**SHORT PROBLEM**
Leaving out every picture, copy the lines of the data exactly, from the first through the line containing "from matplotlib.ticker import".

[begin DATA LISTING]

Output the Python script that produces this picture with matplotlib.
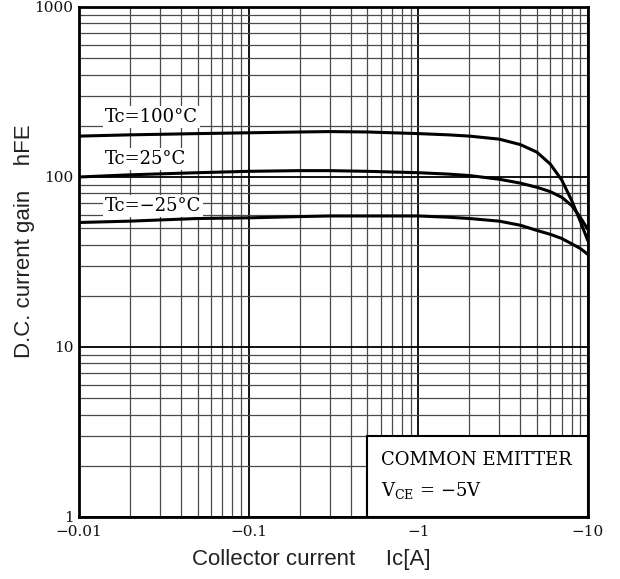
import matplotlib
matplotlib.use("Agg")
import matplotlib.pyplot as plt
from matplotlib.patches import Rectangle
from matplotlib.ticker import FixedLocator, NullFormatter, LogLocator

plt.rcParams['mathtext.fontset'] = 'dejavuserif'

# Data (collector current magnitude [A], DC current gain hFE)
ic = [0.01, 0.02, 0.05, 0.1, 0.2, 0.3, 0.5, 1, 1.5, 2, 3, 4, 5, 6, 7, 8, 9, 10]
hfe_100 = [174, 177, 180, 182, 184, 185, 184, 180, 177, 174, 167, 155, 140, 119, 96, 73, 55, 42]
hfe_25 = [100, 103, 106, 108, 109, 109, 108, 106, 104, 102, 97, 92, 87, 82, 76, 68, 58, 49]
hfe_m25 = [54, 55, 57, 57.5, 58.5, 59, 59, 59, 58, 57, 55, 52, 48.5, 46, 43.5, 40.5, 38, 35]

series_labels = ["Tc=100°C", "Tc=25°C", "Tc=−25°C"]
label_y = [225, 127.6, 67.5]

x_ticks = [0.01, 0.1, 1, 10]
x_ticklabels = ["−0.01", "−0.1", "−1", "−10"]
y_ticks = [1, 10, 100, 1000]
y_ticklabels = ["1", "10", "100", "1000"]

fig = plt.figure(figsize=(6.2, 5.79), dpi=100)
ax = fig.add_axes([79/620, 1-517/579, (588-79)/620, (517-7)/579])
ax.set_xscale('log')
ax.set_yscale('log')
ax.set_xlim(0.01, 10)
ax.set_ylim(1, 1000)

ax.xaxis.set_major_locator(FixedLocator(x_ticks))
ax.yaxis.set_major_locator(FixedLocator(y_ticks))
ax.xaxis.set_minor_locator(LogLocator(base=10, subs=range(2, 10)))
ax.yaxis.set_minor_locator(LogLocator(base=10, subs=range(2, 10)))
ax.xaxis.set_minor_formatter(NullFormatter())
ax.yaxis.set_minor_formatter(NullFormatter())
ax.set_xticklabels(x_ticklabels, family='DejaVu Serif', fontsize=11, color='#111111')
ax.set_yticklabels(y_ticklabels, family='DejaVu Serif', fontsize=11, color='#111111')
ax.tick_params(which='both', length=0)
ax.tick_params(axis='x', pad=6)
ax.tick_params(axis='y', pad=4)

ax.grid(True, which='major', color='black', lw=1.3, zorder=0)
ax.grid(True, which='minor', color='#4a4a4a', lw=0.9, zorder=0)
ax.set_axisbelow(True)

for s in ax.spines.values():
    s.set_linewidth(2)
    s.set_color('black')

for y in (hfe_100, hfe_25, hfe_m25):
    ax.plot(ic, y, color='black', lw=2.2, zorder=3, solid_capstyle='butt',
            solid_joinstyle='round')

for lab, yv in zip(series_labels, label_y):
    ax.text(0.0142, yv, lab, family='DejaVu Serif', fontsize=13, ha='left', va='center',
            zorder=4, bbox=dict(fc='white', ec='none', pad=1.5))

# condition box
ax.add_patch(Rectangle((0.5, 1), 9.5, 2, fc='white', ec='black', lw=1.5, zorder=5))
ax.text(0.6, 2.16, "COMMON EMITTER", family='DejaVu Serif', fontsize=13,
        ha='left', va='center', zorder=6)
ax.text(0.6, 1.44, r"V$_{\rm CE}$ = −5V", family='DejaVu Serif', fontsize=13,
        ha='left', va='center', zorder=6)

fig.text(192/620, 1-560/579, "Collector current     Ic[A]", family='Liberation Sans',
         fontsize=16, ha='left', va='center', color='#222222')
fig.text(25/620, 1-358/579, "D.C. current gain    hFE", family='Liberation Sans',
         fontsize=16, ha='center', va='bottom', rotation=90, color='#222222')

fig.savefig("out.png", dpi=100, facecolor='white')
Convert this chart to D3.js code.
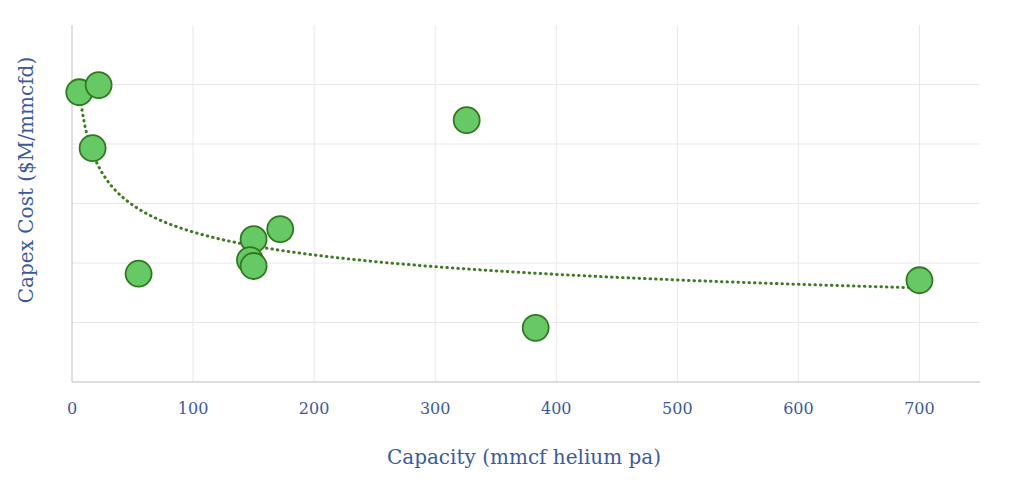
<!DOCTYPE html><html><head><meta charset="utf-8">
<script src="https://cdn.jsdelivr.net/npm/d3@7"></script>
<style>body{margin:0;background:#fff}</style></head><body>
<svg id="c" width="1024" height="488"></svg>
<script>
const capacity=[6,22,17,55,326,383,150,172,147,150,700];
const capex=[4.87,4.99,3.93,1.82,4.40,0.91,2.40,2.57,2.05,1.95,1.71];
const xTicks=[0,100,200,300,400,500,600,700];
const yTicks=[0,1,2,3,4,5,6];
const svg=d3.select("#c");
const x=d3.scaleLinear().domain([0,750]).range([72,980]);
const y=d3.scaleLinear().domain([0,6]).range([382,25]);
const font="'DejaVu Serif',serif", col="#3b5a9a";
svg.append("g").selectAll("line").data(xTicks.slice(1)).join("line")
 .attr("x1",d=>x(d)).attr("x2",d=>x(d)).attr("y1",25).attr("y2",382).attr("stroke","#e8e8e8");
svg.append("g").selectAll("line").data(yTicks.slice(1,6)).join("line")
 .attr("x1",72).attr("x2",980).attr("y1",d=>y(d)).attr("y2",d=>y(d)).attr("stroke","#e8e8e8");
svg.append("line").attr("x1",72).attr("x2",72).attr("y1",25).attr("y2",382).attr("stroke","#bfbfbf");
svg.append("line").attr("x1",72).attr("x2",980).attr("y1",382).attr("y2",382).attr("stroke","#bfbfbf");
svg.append("g").selectAll("text").data(xTicks).join("text").attr("x",d=>x(d)).attr("y",414)
 .attr("text-anchor","middle").attr("font-family",font).attr("font-size",16).attr("fill",col).text(d=>d);
svg.append("text").attr("x",524).attr("y",464).attr("text-anchor","middle").attr("font-family",font)
 .attr("font-size",20).attr("fill",col).text("Capacity (mmcf helium pa)");
svg.append("text").attr("transform","translate(33,180) rotate(-90)").attr("text-anchor","middle").attr("font-family",font)
 .attr("font-size",20).attr("fill",col).text("Capex Cost ($M/mmcfd)");
const lx=capacity.map(Math.log), ly=capex.map(Math.log);
const mx=d3.mean(lx), my=d3.mean(ly);
const b=d3.sum(lx.map((v,i)=>(v-mx)*(ly[i]-my)))/d3.sum(lx.map(v=>(v-mx)**2));
const a=Math.exp(my-b*mx);
const xs=d3.range(0,201).map(i=>6*Math.pow(700/6,i/200));
svg.append("path").attr("d",d3.line().x(d=>x(d)).y(d=>y(a*Math.pow(d,b)))(xs))
 .attr("fill","none").attr("stroke","#3d7a22").attr("stroke-width",3).attr("stroke-dasharray","0.5,5").attr("stroke-linecap","round");
svg.append("g").selectAll("circle").data(capacity).join("circle").attr("cx",d=>x(d)).attr("cy",(d,i)=>y(capex[i]))
 .attr("r",13).attr("fill","#66c966").attr("stroke","#2f7a1e").attr("stroke-width",1.8);
</script></body></html>
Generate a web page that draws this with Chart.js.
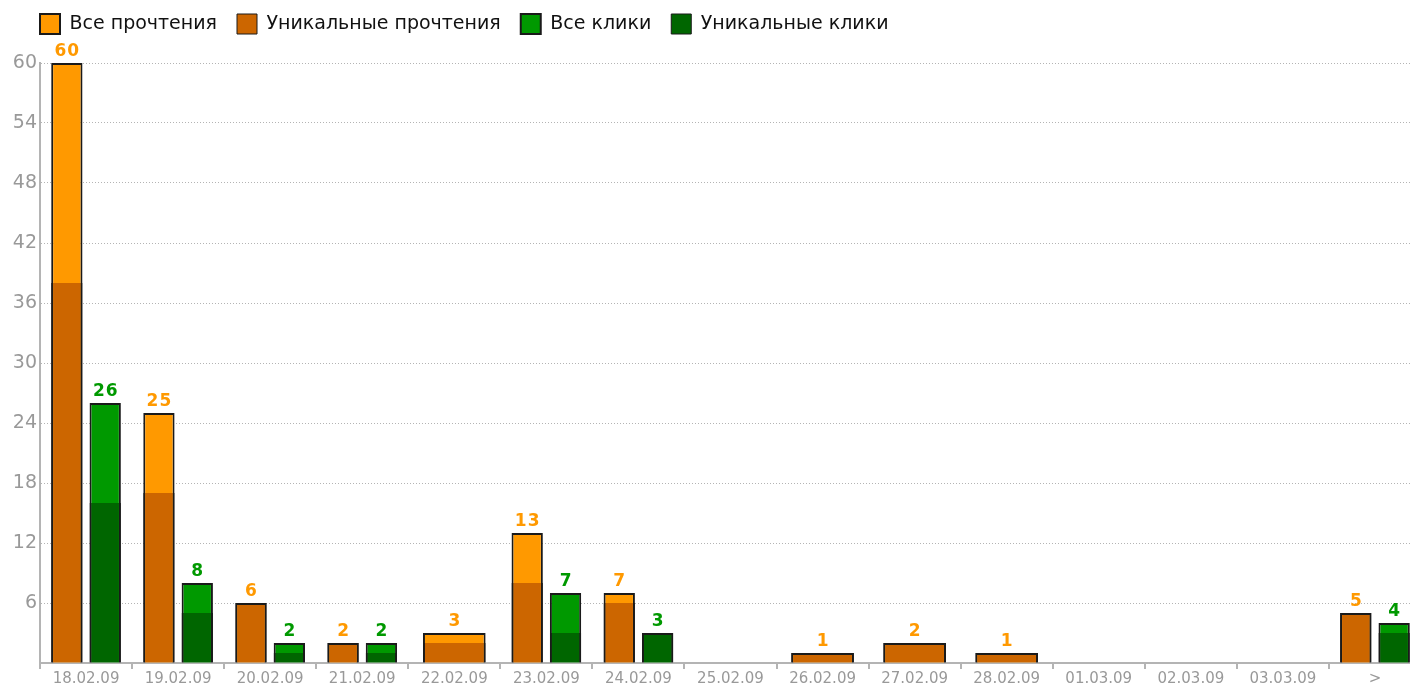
<!DOCTYPE html>
<html>
<head>
<meta charset="utf-8">
<script src="https://cdn.jsdelivr.net/npm/chart.js@4/dist/chart.umd.min.js"></script>
<style>
    html, body { margin: 0; padding: 0; background: #fff; overflow: hidden; }
    .chart-box { width: 1421px; height: 687px; }
</style>
</head>
<body>
<div class="chart-box"><canvas id="chart"></canvas></div>
<script>
const labels = ['18.02.09', '19.02.09', '20.02.09', '21.02.09', '22.02.09', '23.02.09', '24.02.09',
    '25.02.09', '26.02.09', '27.02.09', '28.02.09', '01.03.09', '02.03.09', '03.03.09', '>'];
const allReads     = [60, 25, 6, 2, 3, 13, 7, 0, 1, 2, 1, 0, 0, 0, 5];
const uniqueReads  = [38, 17, 6, 2, 2,  8, 6, 0, 1, 2, 1, 0, 0, 0, 5];
const allClicks    = [26,  8, 2, 2, 0,  7, 3, 0, 0, 0, 0, 0, 0, 0, 4];
const uniqueClicks = [16,  5, 1, 1, 0,  3, 3, 0, 0, 0, 0, 0, 0, 0, 3];
const yTicks = [0, 6, 12, 18, 24, 30, 36, 42, 48, 54, 60];

// zero -> no bar, so the other group takes the whole category
const orNull = arr => arr.map(v => v === 0 ? null : v);

// unique bar sits over the full bar: no top border unless it reaches the top
function uniqueBorder(all, uniq) {
    return ctx => {
        if (ctx.type !== 'data') return 2;
        const i = ctx.dataIndex;
        return { left: 2, right: 2, bottom: 0, top: all[i] === uniq[i] ? 2 : 0 };
    };
}

const valueLabels = {
    id: 'valueLabels',
    afterDatasetsDraw(chart) {
        const ctx = chart.ctx;
        ctx.save();
        ctx.font = 'bold 17px "DejaVu Sans"';
        ctx.textAlign = 'center';
        ctx.textBaseline = 'alphabetic';
        ctx.letterSpacing = '1px';
        [[0, allReads, '#ff9900'], [2, allClicks, '#009900']].forEach(([idx, values, color]) => {
            const meta = chart.getDatasetMeta(idx);
            ctx.fillStyle = color;
            meta.data.forEach((bar, i) => {
                if (!values[i]) return;
                ctx.fillText(String(values[i]), bar.x + 0.5, bar.y - 7);
            });
        });
        ctx.restore();
    }
};

// legend height fixed so the plot starts at the 60 line; legend nudged right
const legendFit = {
    id: 'legendFit',
    beforeInit(chart) {
        const fit = chart.legend.fit;
        chart.legend.fit = function () {
            fit.bind(chart.legend)();
            this.height = 69;
        };
    },
    afterLayout(chart) {
        chart.legend.left += 10;
        chart.legend.right += 10;
    }
};

const chart = new Chart(document.getElementById('chart'), {
    type: 'bar',
    data: {
        labels: labels,
        datasets: [
            {
                label: 'Все прочтения', data: orNull(allReads), stack: 'reads', order: 1,
                backgroundColor: '#ff9900', borderColor: '#1a1a1a', borderWidth: 2
            },
            {
                label: 'Уникальные прочтения', data: orNull(uniqueReads), stack: 'reads', order: 0,
                backgroundColor: '#cc6600', borderColor: '#1a1a1a',
                borderWidth: uniqueBorder(allReads, uniqueReads), borderSkipped: false
            },
            {
                label: 'Все клики', data: orNull(allClicks), stack: 'clicks', order: 1,
                backgroundColor: '#009900', borderColor: '#1a1a1a', borderWidth: 2
            },
            {
                label: 'Уникальные клики', data: orNull(uniqueClicks), stack: 'clicks', order: 0,
                backgroundColor: '#006600', borderColor: '#1a1a1a',
                borderWidth: uniqueBorder(allClicks, uniqueClicks), borderSkipped: false
            }
        ]
    },
    options: {
        responsive: true,
        maintainAspectRatio: false,
        animation: false,
        skipNull: true,
        categoryPercentage: 0.833,
        barPercentage: 0.817,
        layout: { padding: { left: 10, top: -6, right: 0, bottom: 0 } },
        plugins: {
            tooltip: { enabled: false },
            legend: {
                position: 'top',
                align: 'start',
                labels: {
                    boxWidth: 20,
                    boxHeight: 20,
                    padding: 20,
                    color: '#111',
                    font: { family: '"DejaVu Sans"', size: 19 },
                    sort: (a, b) => a.datasetIndex - b.datasetIndex
                }
            }
        },
        scales: {
            x: {
                stacked: true,
                grid: { drawOnChartArea: false, drawTicks: true, tickLength: 6, color: '#b4b4b4', lineWidth: 2, offset: true },
                border: { color: '#b4b4b4', width: 2 },
                ticks: {
                    color: '#999999', padding: 1, maxRotation: 0, autoSkip: false,
                    font: { family: '"DejaVu Sans"', size: 15 }
                },
                afterFit: scale => { scale.height = 24; }
            },
            y: {
                stacked: false,
                min: 0,
                max: 60,
                afterBuildTicks: scale => { scale.ticks = yTicks.map(v => ({ value: v })); },
                grid: {
                    drawTicks: false,
                    color: ctx => ctx.tick && ctx.tick.value === 0 ? 'rgba(0,0,0,0)' : '#b4b4b4',
                    lineWidth: 1
                },
                border: { color: '#b4b4b4', width: 2, dash: [1, 2] },
                ticks: {
                    color: '#999999', padding: 3,
                    font: { family: '"DejaVu Sans"', size: 19 },
                    callback: v => v === 0 ? '' : v
                },
                afterFit: scale => { scale.width = 30; }
            }
        }
    },
    plugins: [valueLabels, legendFit]
});
</script>
</body>
</html>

[end DATA LISTING]

**TASK SOLUTION**
Output the Python script that produces this picture with matplotlib.
import matplotlib
matplotlib.use("Agg")
import matplotlib.pyplot as plt
from matplotlib.patches import Rectangle
from matplotlib.ticker import FixedLocator, NullFormatter, LogLocator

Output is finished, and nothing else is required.